Are Either Trump Voters or Biden Voters Particularly ‘Shy’?

Democratic presidential nominee Joe Biden holds up his face mask while speaking during a campaign event in Gettysburg, Pa., October 6, 2020. (Kevin Lamarque/Reuters)

A reader observes, we have dueling narratives of “shy Trump voters who are willing to trumpet his campaign everywhere but the polls vs. invisible Biden voters who are willing to talk to the pollsters and permeate the national news rooms, but won’t go out in public.” One of these narratives is going to be wrong when the election results are in.

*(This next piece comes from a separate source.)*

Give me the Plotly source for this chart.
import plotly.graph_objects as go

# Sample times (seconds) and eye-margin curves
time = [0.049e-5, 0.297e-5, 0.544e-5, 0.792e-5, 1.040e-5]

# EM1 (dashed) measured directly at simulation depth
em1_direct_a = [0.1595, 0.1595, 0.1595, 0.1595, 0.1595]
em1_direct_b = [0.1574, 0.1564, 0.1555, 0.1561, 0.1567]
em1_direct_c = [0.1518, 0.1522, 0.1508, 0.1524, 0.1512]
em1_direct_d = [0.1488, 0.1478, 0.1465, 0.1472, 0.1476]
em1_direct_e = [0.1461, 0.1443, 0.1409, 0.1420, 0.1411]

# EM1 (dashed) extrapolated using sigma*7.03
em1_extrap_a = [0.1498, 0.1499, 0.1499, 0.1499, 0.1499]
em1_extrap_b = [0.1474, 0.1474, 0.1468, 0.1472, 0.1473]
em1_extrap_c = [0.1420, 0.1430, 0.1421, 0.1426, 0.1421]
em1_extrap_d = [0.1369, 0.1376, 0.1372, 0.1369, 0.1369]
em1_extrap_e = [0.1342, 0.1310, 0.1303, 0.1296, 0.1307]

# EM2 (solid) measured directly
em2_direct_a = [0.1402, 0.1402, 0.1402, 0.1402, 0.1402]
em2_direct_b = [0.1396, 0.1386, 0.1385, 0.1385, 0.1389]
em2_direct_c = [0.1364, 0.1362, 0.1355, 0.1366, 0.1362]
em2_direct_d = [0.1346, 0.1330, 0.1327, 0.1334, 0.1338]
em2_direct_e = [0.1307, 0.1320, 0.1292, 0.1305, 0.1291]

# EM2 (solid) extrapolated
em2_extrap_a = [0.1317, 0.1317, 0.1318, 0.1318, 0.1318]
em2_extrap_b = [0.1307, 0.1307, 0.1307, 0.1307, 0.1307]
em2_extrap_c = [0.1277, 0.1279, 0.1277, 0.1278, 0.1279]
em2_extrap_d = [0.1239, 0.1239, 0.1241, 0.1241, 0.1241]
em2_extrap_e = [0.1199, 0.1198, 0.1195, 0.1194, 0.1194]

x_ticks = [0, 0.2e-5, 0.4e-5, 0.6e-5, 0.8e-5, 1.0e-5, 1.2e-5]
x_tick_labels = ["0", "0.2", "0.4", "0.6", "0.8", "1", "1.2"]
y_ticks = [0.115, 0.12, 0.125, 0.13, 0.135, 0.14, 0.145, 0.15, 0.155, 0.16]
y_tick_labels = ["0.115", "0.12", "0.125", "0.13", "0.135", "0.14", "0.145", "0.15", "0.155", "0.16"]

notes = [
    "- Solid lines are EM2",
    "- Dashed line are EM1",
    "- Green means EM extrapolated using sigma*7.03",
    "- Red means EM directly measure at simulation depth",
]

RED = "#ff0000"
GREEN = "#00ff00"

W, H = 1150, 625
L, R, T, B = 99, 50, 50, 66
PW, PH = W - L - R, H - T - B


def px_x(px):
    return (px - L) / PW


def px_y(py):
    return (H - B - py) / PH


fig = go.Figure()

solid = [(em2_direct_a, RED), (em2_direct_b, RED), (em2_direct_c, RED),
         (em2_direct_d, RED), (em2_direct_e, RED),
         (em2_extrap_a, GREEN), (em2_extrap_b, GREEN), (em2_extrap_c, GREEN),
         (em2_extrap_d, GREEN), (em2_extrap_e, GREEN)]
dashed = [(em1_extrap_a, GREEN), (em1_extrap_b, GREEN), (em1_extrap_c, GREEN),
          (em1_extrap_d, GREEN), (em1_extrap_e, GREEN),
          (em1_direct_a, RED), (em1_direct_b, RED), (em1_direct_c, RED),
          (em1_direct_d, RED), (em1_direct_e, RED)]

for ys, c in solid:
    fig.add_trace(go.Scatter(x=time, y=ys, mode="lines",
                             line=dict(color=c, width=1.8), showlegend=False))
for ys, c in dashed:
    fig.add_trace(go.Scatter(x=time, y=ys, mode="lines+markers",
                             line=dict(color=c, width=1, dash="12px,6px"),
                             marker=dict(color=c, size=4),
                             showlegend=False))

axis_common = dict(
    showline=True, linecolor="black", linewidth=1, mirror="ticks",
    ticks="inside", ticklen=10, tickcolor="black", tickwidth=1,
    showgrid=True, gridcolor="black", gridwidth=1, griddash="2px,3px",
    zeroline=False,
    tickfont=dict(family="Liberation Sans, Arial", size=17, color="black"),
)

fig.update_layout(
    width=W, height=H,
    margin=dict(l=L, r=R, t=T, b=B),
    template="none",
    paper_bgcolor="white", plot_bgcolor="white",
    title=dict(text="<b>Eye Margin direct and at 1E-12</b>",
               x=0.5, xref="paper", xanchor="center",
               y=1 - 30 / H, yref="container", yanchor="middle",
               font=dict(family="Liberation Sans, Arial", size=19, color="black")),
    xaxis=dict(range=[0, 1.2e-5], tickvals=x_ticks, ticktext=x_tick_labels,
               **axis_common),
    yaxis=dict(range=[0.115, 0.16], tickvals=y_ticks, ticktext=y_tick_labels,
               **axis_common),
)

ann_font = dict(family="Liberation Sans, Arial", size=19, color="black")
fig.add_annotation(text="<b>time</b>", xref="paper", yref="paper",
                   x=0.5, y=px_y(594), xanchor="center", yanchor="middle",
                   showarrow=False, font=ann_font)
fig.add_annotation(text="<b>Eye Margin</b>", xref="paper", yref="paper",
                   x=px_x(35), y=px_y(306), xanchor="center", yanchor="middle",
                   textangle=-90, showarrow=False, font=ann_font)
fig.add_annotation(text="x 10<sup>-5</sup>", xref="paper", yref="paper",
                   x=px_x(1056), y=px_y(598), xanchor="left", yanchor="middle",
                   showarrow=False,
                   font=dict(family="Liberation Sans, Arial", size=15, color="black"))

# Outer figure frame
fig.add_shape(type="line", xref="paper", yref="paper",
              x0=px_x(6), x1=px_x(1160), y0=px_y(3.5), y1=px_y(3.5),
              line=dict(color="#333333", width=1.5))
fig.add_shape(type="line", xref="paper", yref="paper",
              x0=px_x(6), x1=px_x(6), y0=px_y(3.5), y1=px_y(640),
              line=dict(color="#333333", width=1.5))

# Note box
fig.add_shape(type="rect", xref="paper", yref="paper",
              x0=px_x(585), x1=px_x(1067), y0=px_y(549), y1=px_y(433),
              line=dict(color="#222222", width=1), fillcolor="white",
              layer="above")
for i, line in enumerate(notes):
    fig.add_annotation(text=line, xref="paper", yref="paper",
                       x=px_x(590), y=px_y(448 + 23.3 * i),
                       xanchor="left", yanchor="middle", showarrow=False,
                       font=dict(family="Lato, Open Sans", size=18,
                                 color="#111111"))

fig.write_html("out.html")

As I observed yesterday, Trump yard signs were ubiquitous all over Bucks County, Pa., this weekend. Last night, an “overflowing crowd of thousands greeted the president at Orlando Sanford International Airport.” Before the president’s illness, several thousand people came out to see him in Duluth in 40-degree temperatures. Whether the president has more supporters than the nearly 63 million who voted for him in 2016 or fewer, a chunk of his current supporters are enthusiastic and highly motivated.

You may have heard that Biden did an event in Arizona where no supporters showed up. That’s not quite the whole story. The Biden campaign did hold an event with Joe Biden and Kamala Harris at the Heard Museum in Phoenix, Ariz., but the campaign did not invite the general public; the television coverage left out this portion from reporter Nicole Garcia:

“I’m told by one of the Biden staffers, local staffers is that they kind of kept the details about the visit as far as the timing and the exact locations, they didn’t really want to give that out to the public because they want to keep the crowds to a minimum. They realize we are in a pandemic and they don’t want a crowd of more than 50 people at any of their events.”

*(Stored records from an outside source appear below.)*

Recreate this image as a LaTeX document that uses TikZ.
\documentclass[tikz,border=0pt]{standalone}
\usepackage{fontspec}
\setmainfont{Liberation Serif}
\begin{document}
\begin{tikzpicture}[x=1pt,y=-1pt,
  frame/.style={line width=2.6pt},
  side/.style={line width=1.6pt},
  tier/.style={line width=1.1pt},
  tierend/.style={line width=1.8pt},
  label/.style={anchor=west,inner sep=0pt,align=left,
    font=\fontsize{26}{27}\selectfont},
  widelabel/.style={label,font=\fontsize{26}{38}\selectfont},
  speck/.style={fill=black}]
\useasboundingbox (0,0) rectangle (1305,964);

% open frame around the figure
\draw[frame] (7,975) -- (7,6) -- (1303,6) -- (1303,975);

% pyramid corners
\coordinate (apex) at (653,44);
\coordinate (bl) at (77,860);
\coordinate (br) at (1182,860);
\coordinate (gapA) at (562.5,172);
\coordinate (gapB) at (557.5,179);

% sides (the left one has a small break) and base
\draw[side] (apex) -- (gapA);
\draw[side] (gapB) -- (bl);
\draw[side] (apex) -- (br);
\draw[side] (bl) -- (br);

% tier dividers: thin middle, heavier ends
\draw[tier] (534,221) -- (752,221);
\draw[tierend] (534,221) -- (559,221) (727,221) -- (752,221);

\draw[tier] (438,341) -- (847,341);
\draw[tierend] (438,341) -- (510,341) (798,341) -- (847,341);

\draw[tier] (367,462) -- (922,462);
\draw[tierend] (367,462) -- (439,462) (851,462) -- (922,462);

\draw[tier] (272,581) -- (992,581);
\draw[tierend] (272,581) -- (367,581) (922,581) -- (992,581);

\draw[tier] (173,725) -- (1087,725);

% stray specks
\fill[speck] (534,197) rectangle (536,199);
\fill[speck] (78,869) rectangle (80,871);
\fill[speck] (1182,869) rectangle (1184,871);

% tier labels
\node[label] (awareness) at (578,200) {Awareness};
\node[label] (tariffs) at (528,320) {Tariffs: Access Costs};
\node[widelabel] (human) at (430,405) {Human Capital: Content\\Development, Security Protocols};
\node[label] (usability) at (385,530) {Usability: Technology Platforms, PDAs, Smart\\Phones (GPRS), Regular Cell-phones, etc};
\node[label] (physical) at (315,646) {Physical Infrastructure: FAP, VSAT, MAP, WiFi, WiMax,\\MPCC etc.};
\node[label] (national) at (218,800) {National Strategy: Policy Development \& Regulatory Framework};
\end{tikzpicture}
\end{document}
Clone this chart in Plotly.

A campaign’s blanket policy of no large rallies could be a genuine effort to promote social distancing . . . or it could be an effort to obscure that Biden couldn’t attract large crowds if he wanted to. Polling has consistently shown that Biden supporters are more motivated by opposition to Trump than enthusiasm for Biden himself.

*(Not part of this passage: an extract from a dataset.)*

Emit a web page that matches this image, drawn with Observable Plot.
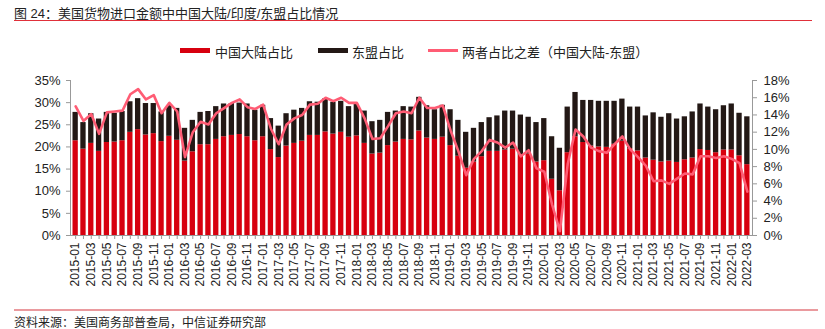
<!DOCTYPE html>
<html>
<head>
<meta charset="utf-8">
<script src="https://cdn.jsdelivr.net/npm/d3@7"></script>
<script src="https://cdn.jsdelivr.net/npm/@observablehq/plot@0.6"></script>
<style>
  html, body { margin: 0; padding: 0; background: #fff; }
  body { width: 825px; height: 329px; position: relative; overflow: hidden;
         font-family: "Liberation Sans", "Noto Sans CJK SC", sans-serif; color: #222; }
  #title { position: absolute; left: 14px; top: 3px; font-size: 13px; white-space: nowrap; }
  #titleRule { position: absolute; left: 14px; top: 20px; width: 798px; height: 0; border-top: 1.5px solid #e0303a; }
  .leg { position: absolute; top: 42px; font-size: 13px; white-space: nowrap; }
  .sw { position: absolute; top: 48px; width: 30px; }
  #chart { position: absolute; left: 0; top: 70px; }
  #srcRule { position: absolute; left: 14px; top: 309px; width: 804px; height: 0; border-top: 2px solid #ea9a9e; }
  #source { position: absolute; left: 14px; top: 313px; font-size: 12px; white-space: nowrap; }
</style>
</head>
<body>
<div id="title">图 24：美国货物进口金额中中国大陆/印度/东盟占比情况</div>
<div id="titleRule"></div>
<div class="sw" style="left:180px;height:5px;background:#d7000f;"></div>
<div class="leg" style="left:215px;">中国大陆占比</div>
<div class="sw" style="left:318px;height:5px;background:#231815;"></div>
<div class="leg" style="left:352px;">东盟占比</div>
<div class="sw" style="left:428px;top:49px;height:2.5px;background:#ff5c74;"></div>
<div class="leg" style="left:462px;">两者占比之差（中国大陆-东盟）</div>
<div id="chart"></div>
<div id="srcRule"></div>
<div id="source">资料来源：美国商务部普查局，中信证券研究部</div>
<script>
// Months 2015-01 .. 2022-03
const months = [
  "2015-01","2015-02","2015-03","2015-04","2015-05","2015-06","2015-07","2015-08","2015-09","2015-10","2015-11","2015-12",
  "2016-01","2016-02","2016-03","2016-04","2016-05","2016-06","2016-07","2016-08","2016-09","2016-10","2016-11","2016-12",
  "2017-01","2017-02","2017-03","2017-04","2017-05","2017-06","2017-07","2017-08","2017-09","2017-10","2017-11","2017-12",
  "2018-01","2018-02","2018-03","2018-04","2018-05","2018-06","2018-07","2018-08","2018-09","2018-10","2018-11","2018-12",
  "2019-01","2019-02","2019-03","2019-04","2019-05","2019-06","2019-07","2019-08","2019-09","2019-10","2019-11","2019-12",
  "2020-01","2020-02","2020-03","2020-04","2020-05","2020-06","2020-07","2020-08","2020-09","2020-10","2020-11","2020-12",
  "2021-01","2021-02","2021-03","2021-04","2021-05","2021-06","2021-07","2021-08","2021-09","2021-10","2021-11","2021-12",
  "2022-01","2022-02","2022-03"
];
// 中国大陆占比 (%)
const chinaShare = [
  21.4,19.5,20.8,19.0,21.0,21.1,21.4,23.3,23.9,22.7,23.0,21.2,
  22.4,21.5,16.8,18.9,20.5,20.5,21.7,22.3,22.6,22.8,22.3,21.4,
  22.3,19.4,17.6,20.2,20.8,21.3,22.6,22.6,23.4,22.9,23.3,22.2,
  22.5,20.8,18.4,18.6,20.3,21.1,21.7,21.6,23.6,22.0,21.7,22.2,
  20.3,17.9,15.2,16.6,17.8,19.0,19.0,19.3,19.5,18.1,18.4,16.6,
  16.9,12.7,10.1,18.7,22.3,21.0,20.2,20.0,19.9,20.6,21.3,19.6,
  19.1,17.5,17.0,16.6,16.8,16.5,17.1,17.5,19.4,19.2,18.7,19.3,
  19.3,18.0,16.0
];
// 东盟占比 (%)
const aseanShare = [
  6.4,6.0,6.7,7.3,6.8,6.5,6.6,6.9,7.0,7.1,6.8,6.7,
  6.9,7.2,7.4,7.1,7.3,7.5,7.4,7.4,7.2,7.1,7.4,6.9,
  7.1,7.0,7.1,7.3,7.5,7.4,7.6,7.5,7.5,7.2,7.0,6.9,
  7.1,7.3,7.3,7.4,7.5,7.0,7.4,7.4,7.6,7.3,6.7,7.2,
  8.1,8.1,8.1,7.6,7.7,7.6,8.0,8.8,8.6,9.1,8.3,8.9,
  9.5,9.6,9.6,10.3,10.0,9.5,10.3,10.3,10.4,9.7,9.5,9.4,
  9.9,9.5,10.7,10.1,10.7,9.8,9.7,10.4,10.3,9.8,9.7,10.0,
  10.4,9.6,10.8
];
// 两者占比之差 (%), right axis
const shareDiff = [
  15.0,13.3,14.1,11.8,14.3,14.4,14.5,16.4,17.0,15.8,16.3,14.2,
  15.4,14.4,9.1,12.0,13.2,12.9,14.2,14.8,15.4,15.8,14.9,14.7,
  15.2,12.4,10.6,12.9,13.6,14.0,15.2,15.3,16.0,15.6,16.0,15.4,
  15.4,13.6,11.2,11.3,12.7,14.2,14.4,14.2,16.0,14.8,14.8,15.1,
  12.2,9.8,7.0,8.9,9.8,11.1,10.8,10.2,10.8,9.2,9.9,7.8,
  7.4,3.6,0.5,8.3,12.3,11.5,10.2,9.8,9.6,10.6,11.5,10.0,
  9.1,8.1,6.3,6.4,6.0,6.6,7.2,7.1,9.2,9.2,9.0,9.2,
  8.9,8.4,5.1
];
const seriesNames = ["中国大陆占比", "东盟占比"];
const leftTicks = [0,5,10,15,20,25,30,35];
const rightTicks = [0,2,4,6,8,10,12,14,16,18];
const leftMax = 35, rightMax = 18;

const bars = [];
months.forEach((m, i) => {
  bars.push({month: m, series: seriesNames[0], value: chinaShare[i]});
  bars.push({month: m, series: seriesNames[1], value: aseanShare[i]});
});
const diffData = months.map((m, i) => ({month: m, v: shareDiff[i]}));
const toLeft = v => v * leftMax / rightMax;

const chart = Plot.plot({
  width: 825,
  height: 230,
  marginLeft: 70,
  marginRight: 73,
  marginTop: 10,
  marginBottom: 65,
  style: {fontFamily: '"Liberation Sans", "Noto Sans CJK SC", sans-serif', fontSize: "12px", color: "#222", background: "transparent"},
  x: {type: "band", domain: months, padding: 0.32, label: null},
  y: {domain: [0, leftMax], label: null},
  color: {domain: seriesNames, range: ["#d7000f", "#231815"]},
  marks: [
    Plot.barY(bars, {x: "month", y: "value", fill: "series", order: seriesNames}),
    Plot.line(diffData, {x: "month", y: d => toLeft(d.v), stroke: "#ff5c74", strokeWidth: 2.6, curve: "linear"}),
    Plot.frame({anchor: "left", stroke: "#999"}),
    Plot.frame({anchor: "right", stroke: "#999"}),
    Plot.frame({anchor: "bottom", stroke: "#999"}),
    Plot.axisY(leftTicks, {anchor: "left", tickFormat: d => d + "%", tickSize: 4, tickPadding: 6, fontSize: 13, stroke: "#999", label: null}),
    Plot.axisY(rightTicks.map(toLeft), {anchor: "right", tickFormat: d => Math.round(d * rightMax / leftMax) + "%", tickSize: 4, tickPadding: 7, fontSize: 13, stroke: "#999", label: null}),
    Plot.axisX({anchor: "bottom", tickRotate: -90, tickSize: 4, tickPadding: 3, fontSize: 12, stroke: "#999", label: null,
      tickFormat: (d, i) => (months.indexOf(d) % 2 === 0 ? d : "")})
  ]
});
document.getElementById("chart").appendChild(chart);
</script>
</body>
</html>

Trump has seen almost nothing but dire polls in the past few weeks. Nationwide and in North Carolina, Wisconsin, Pennsylvania, Minnesota, and Michigan, the numbers are just about always bad, with the president trailing Biden, and often it’s not close. A few polls in Arizona, Florida, Iowa and Ohio show the president ahead, but not consistently. If Trump wins these states, it will be 2016 all over again, and the polling industry may never recover — no matter how many times pollsters insist they’ve adjusted their methods.

But if Trump loses these states by the margins indicated . . . then all of those yard signs and sizable crowds at the airports will have been not that important an indicator.